Cortesía de Don Alberto Jenny (http://www.conocereisdeverdad.org/)
En el diálogo auténtico es preciso "escuchar con atención la voz de la verdad", de modo que no se detenga en el reconocimiento de algunos valores compartidos, sino que avance para indagar su fundamento último.
Para La Iglesia, el objetivo último del diálogo es siempre la búsqueda de la verdad y su motivación no es otra que la urgencia de la caridad. Centrar las cuestiones esenciales de la vida humana: ¿cuáles son su origen y su destino?, ¿qué son el bien y el mal?, ¿qué le espera al hombre al final de su existencia terrena?
Todo hombre tiene la obligación moral y el deber natural de responder a estas preguntas.
Este esfuerzo de diálogo no debe suponer para La Iglesia poner entre paréntesis la propuesta cordial de Jesús de Nazaret, que los cristianos reconocemos como el Logos eterno que se hizo carne para reconciliar al hombre con Dios. "Es a Él a quien llevamos al fórum del diálogo interreligioso". Es su seguimiento, y no otra cosa, lo que impulsa a los cristianos a abrir sus mentes y sus corazones al diálogo. Por supuesto, el método de este diálogo para La Iglesia no puede ser otro que el de la caridad: amor al destino de cada interlocutor, reconocimiento absoluto de su dignidad, y respeto exquisito de su libertad, para proponerle (jamás imponerle) la fe en Cristo como respuesta a las exigencias más radicales del corazón del hombre.
La cuestión de la libertad religiosa con todas sus implicaciones tiene que ocupar el centro de la escena en todo verdadero diálogo. Es curioso que en un diálogo que con frecuencia se decantaba casi exclusivamente por cuestiones de colaboración práctica, la cuestión de la libertad no resonara con la debida agudeza y amplitud. Parece que esos tiempos llegan a su fin, porque como dijo Benedicto XVI en el discurso (IV.2008) de Washington, "el deber de defender la libertad religiosa nunca termina", y eso implica afrontar sin ambages cuestiones como la educación religiosa en las escuelas, el proceso de conversión, la reciprocidad y la dimensión pública de la fe religiosa.
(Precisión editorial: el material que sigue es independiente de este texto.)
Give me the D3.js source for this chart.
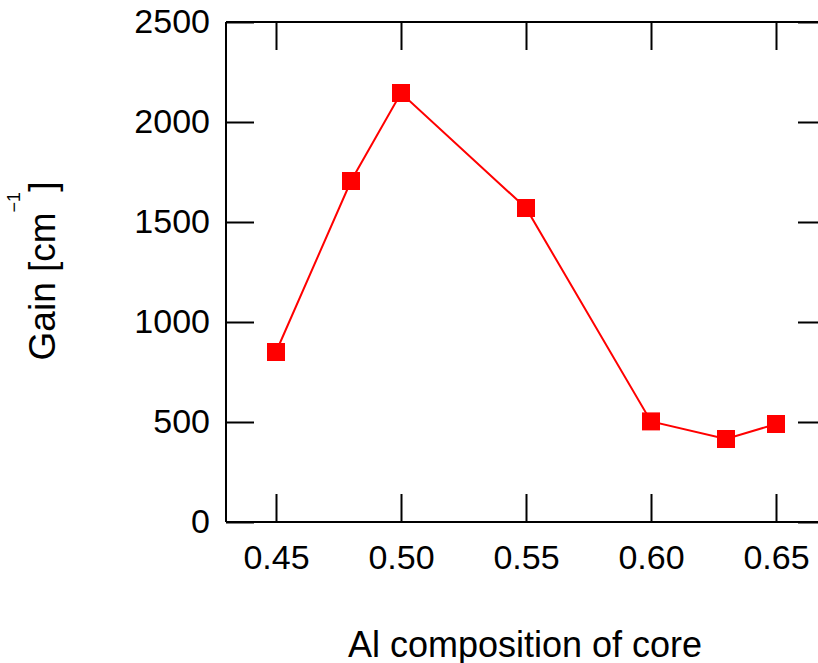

Cuestiones todas ellas espinosas y no sólo en el mundo islámico, sino también en las áreas de predominio hinduista, budista y judío.
A nadie se le oculta que este nuevo enfoque requerirá tiempo y fatiga, pero se traducirá en un diálogo más denso y verdadero, capaz de fundamentar con mayor solidez una auténtica amistad que contribuya decisivamente a la convivencia y a la paz. En todo caso, ese es uno de los núcleos del pontificado de Benedicto XVI que mejor nos revelan su verdadera imagen: la de un creyente en Cristo que no teme medirse con las exigencias de la verdad, y que invita a todos a este saludable intercambio.